Faith in Action has mustered robust campaigns in the past. Recent efforts include rallying faith groups behind prison reform in California and equitable funding for public education in Pennsylvania. They often tie their campaigns to bigger elections: According to Herring, Faith in Action teams contacted roughly 800,000 voters ahead of the 2018 midterm elections.

But this year they’re hoping to ramp up efforts to maximize their impact. For example, Faith in Action is now pushing to have 1 million conversations with voters before November.

The group has also forged partnerships with national-level organizations that Herring described as being part of an “ecosystem” of change.
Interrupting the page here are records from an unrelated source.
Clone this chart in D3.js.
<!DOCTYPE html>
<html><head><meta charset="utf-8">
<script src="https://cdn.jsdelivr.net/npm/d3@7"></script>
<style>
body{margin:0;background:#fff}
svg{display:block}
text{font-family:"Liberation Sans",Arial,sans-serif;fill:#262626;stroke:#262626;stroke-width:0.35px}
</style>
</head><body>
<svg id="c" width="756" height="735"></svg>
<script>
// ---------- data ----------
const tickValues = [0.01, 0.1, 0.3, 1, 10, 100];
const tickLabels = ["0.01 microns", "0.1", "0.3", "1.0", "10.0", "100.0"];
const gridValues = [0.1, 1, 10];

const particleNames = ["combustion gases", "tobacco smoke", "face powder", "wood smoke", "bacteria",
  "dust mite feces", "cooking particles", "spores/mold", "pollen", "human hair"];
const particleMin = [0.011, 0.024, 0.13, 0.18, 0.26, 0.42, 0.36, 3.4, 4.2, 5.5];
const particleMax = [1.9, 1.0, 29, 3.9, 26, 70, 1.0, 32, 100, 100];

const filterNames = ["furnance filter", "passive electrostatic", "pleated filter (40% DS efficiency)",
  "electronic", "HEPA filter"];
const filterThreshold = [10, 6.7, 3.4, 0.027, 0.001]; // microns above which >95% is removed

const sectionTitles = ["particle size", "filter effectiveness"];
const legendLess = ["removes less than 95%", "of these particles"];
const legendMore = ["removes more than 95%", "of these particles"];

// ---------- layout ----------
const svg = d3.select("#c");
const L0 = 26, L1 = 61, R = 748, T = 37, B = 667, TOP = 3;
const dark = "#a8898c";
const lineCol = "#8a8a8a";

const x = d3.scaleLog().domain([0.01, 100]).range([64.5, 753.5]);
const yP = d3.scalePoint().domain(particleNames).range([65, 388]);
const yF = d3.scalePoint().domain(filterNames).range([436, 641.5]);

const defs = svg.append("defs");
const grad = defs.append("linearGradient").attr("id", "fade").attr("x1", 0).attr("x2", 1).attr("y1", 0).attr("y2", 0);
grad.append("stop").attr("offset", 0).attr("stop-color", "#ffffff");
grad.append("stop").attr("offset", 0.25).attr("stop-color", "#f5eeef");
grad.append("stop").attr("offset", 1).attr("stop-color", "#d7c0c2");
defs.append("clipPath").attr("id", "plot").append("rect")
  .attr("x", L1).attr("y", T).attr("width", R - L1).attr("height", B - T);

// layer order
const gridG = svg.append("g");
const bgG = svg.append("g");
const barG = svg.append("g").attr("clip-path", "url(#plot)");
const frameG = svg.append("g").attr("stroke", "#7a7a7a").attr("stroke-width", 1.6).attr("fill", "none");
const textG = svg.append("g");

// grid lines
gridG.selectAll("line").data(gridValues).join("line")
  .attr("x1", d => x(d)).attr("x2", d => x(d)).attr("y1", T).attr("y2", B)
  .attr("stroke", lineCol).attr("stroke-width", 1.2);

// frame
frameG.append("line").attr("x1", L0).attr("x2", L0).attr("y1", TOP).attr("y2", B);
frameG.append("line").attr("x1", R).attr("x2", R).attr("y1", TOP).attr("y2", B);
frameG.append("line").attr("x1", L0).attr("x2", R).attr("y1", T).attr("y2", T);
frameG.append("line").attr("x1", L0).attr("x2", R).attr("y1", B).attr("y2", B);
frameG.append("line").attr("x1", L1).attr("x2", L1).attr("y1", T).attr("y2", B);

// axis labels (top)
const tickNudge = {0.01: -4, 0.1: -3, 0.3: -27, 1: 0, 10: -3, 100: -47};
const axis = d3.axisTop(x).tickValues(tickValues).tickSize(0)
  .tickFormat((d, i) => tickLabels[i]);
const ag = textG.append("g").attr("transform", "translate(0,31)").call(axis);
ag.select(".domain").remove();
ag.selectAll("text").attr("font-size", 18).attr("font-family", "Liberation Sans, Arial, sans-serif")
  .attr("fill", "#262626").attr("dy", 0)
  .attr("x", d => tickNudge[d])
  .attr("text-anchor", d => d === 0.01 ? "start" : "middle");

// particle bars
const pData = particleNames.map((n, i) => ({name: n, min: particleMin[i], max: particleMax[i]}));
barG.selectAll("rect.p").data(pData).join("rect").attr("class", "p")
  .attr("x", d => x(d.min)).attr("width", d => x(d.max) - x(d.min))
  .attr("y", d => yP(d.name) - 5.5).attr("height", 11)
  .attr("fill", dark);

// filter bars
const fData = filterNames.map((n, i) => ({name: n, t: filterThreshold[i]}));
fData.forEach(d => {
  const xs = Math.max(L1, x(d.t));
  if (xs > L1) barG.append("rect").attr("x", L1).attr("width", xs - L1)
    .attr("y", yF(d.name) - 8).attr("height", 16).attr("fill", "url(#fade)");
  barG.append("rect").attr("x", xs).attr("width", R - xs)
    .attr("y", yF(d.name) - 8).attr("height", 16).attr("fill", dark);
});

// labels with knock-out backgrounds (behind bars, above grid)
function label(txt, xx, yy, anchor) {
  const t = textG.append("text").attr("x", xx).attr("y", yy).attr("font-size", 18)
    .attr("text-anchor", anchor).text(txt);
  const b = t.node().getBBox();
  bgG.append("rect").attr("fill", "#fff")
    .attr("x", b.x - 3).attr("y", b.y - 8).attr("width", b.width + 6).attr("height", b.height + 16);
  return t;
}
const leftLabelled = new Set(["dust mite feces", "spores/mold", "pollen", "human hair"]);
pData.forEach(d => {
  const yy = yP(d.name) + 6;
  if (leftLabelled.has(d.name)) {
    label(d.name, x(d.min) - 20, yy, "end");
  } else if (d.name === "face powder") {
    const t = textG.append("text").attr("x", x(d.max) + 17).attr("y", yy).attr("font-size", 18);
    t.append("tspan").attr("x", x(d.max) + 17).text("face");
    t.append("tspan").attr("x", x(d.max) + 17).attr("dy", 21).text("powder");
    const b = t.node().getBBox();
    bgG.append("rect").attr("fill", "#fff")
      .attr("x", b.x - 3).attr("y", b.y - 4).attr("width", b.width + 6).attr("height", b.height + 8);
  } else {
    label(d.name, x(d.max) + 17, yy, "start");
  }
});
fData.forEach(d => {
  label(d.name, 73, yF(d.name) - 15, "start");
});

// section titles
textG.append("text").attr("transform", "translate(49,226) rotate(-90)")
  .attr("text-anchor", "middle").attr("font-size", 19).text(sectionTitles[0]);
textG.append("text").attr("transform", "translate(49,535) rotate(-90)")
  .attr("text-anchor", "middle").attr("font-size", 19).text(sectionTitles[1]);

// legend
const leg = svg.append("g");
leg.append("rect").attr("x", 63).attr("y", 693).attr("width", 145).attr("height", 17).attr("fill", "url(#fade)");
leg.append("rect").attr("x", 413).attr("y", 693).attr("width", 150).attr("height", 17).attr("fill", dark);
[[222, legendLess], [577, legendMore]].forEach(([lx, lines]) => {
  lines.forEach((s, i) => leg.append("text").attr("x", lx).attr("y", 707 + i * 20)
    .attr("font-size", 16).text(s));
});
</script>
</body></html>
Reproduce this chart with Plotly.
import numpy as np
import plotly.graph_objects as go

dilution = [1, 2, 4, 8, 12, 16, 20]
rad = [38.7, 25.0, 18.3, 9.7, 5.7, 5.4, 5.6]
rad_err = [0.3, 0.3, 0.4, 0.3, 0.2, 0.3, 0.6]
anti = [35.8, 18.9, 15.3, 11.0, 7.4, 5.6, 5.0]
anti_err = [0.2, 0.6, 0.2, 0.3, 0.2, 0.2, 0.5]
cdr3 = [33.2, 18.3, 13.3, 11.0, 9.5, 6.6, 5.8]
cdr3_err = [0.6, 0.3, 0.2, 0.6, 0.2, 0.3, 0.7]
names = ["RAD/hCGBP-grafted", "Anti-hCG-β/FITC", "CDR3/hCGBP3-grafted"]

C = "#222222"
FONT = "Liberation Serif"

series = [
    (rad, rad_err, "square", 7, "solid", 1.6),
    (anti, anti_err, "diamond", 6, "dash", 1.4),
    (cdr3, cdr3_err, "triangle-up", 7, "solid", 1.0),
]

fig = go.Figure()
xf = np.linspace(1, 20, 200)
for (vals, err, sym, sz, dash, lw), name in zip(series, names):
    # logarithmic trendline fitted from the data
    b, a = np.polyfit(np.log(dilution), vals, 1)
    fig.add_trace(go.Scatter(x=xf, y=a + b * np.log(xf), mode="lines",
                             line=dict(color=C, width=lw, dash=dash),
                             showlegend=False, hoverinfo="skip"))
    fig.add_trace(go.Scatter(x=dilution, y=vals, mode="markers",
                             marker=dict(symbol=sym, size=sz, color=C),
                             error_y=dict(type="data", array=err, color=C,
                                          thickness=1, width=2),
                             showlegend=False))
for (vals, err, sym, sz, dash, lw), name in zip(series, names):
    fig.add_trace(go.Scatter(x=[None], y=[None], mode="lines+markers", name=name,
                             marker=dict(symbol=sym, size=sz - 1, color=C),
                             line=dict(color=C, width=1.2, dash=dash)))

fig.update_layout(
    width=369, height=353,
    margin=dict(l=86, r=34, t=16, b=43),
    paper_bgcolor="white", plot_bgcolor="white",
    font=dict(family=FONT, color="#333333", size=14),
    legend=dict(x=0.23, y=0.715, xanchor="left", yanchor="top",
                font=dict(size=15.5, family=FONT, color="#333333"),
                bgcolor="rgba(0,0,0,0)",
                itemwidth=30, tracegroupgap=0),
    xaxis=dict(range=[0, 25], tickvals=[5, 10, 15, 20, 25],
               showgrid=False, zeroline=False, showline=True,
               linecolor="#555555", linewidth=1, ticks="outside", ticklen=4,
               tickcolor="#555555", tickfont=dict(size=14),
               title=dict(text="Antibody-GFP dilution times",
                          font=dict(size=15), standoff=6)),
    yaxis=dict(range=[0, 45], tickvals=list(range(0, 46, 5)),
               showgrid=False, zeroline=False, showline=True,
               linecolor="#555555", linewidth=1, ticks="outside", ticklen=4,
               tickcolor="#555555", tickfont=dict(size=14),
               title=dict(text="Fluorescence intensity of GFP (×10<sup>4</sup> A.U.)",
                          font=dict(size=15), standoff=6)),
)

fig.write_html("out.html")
This includes the W.K. Kellogg Foundation — where Herring previously worked as the director for racial equity and community engagement — which in turn partners with the NAACP, Urban League, UnidosUS, National Congress of American Indians, Demos, Advancement Project, Race Forward and the Asian and Pacific Islander American Health Forum.

A Faith in Action spokesperson described the partnership as designed to “promote racial equity, advance racial healing and ensure that all children, families and communities have genuine opportunities to reach their full potential.”

Faith in Action also has a separate relationship with VCG, a new group led by progressive evangelical Christians that helps train Democratic candidates to engage with faith and offers outreach to liberal-leaning religious voters. The two organizations have entered into a formal memorandum of understanding, allowing VCG to benefit from Faith in Action’s network of worship communities.

VCG executive director Doug Pagitt told the crowd in Des Moines that Faith in Action will bolster his organization’s ongoing bus tour across the country.

“Oftentimes, when we go into a state or a city, we will tie into that (Faith in Action) network,” Pagitt said. “It’s a great gift.”

But Herring argued the real goal is to effect local politics. Instead of focusing solely on the presidential election, he said, Faith in Action plans to target sheriff’s races across the country — particularly in the South — because the position is “one of the most powerful” when it comes to impacting the lives of marginalized communities. They hope their member communities will push for candidates who will institute more liberal approaches to policing, incarceration and gun violence.

Faith in Action is also launching a “Setting the Captives Free” initiative — a reference to the Book of Exodus — that strives to push back against policies such as voter ID laws that Herring argued disproportionately disenfranchise people of color.

Organizers plan to discuss these and other issues at Faith in Action’s National Faith Forum Feb. 12-14. According to the event flier, leaders will gather in Las Vegas to discuss strategy, unveil a “People’s Platform” and dialogue with 2020 candidates and their policy staffs.

It’s unclear how well Faith in Action’s approach will work. Despite its size, the group’s hyperlocalized structure can make progress difficult to track, and Herring did not offer many specifics as to how the campaigns will be implemented at the local level.

But he said he is confident the efforts will have some impact on the lives of everyday Americans, a shift he hopes will send a message to more secular-minded liberals.

“I would say one other thing to the progressive community: It will have to come off the fence,” he told RNS. “It can’t have a deep aversion for faith on the right and a lack of commitment for faith in other places. It’s not enough to decry those who stand with an administration that is literally trying to suck the lives out of everyday working people, and yet say nothing about those hardworking men and women of faith who are every day in the streets, every day in the soup kitchens, every day in clothes pantries, every day in the voting booth — voting their faith principles and their faith guidelines.”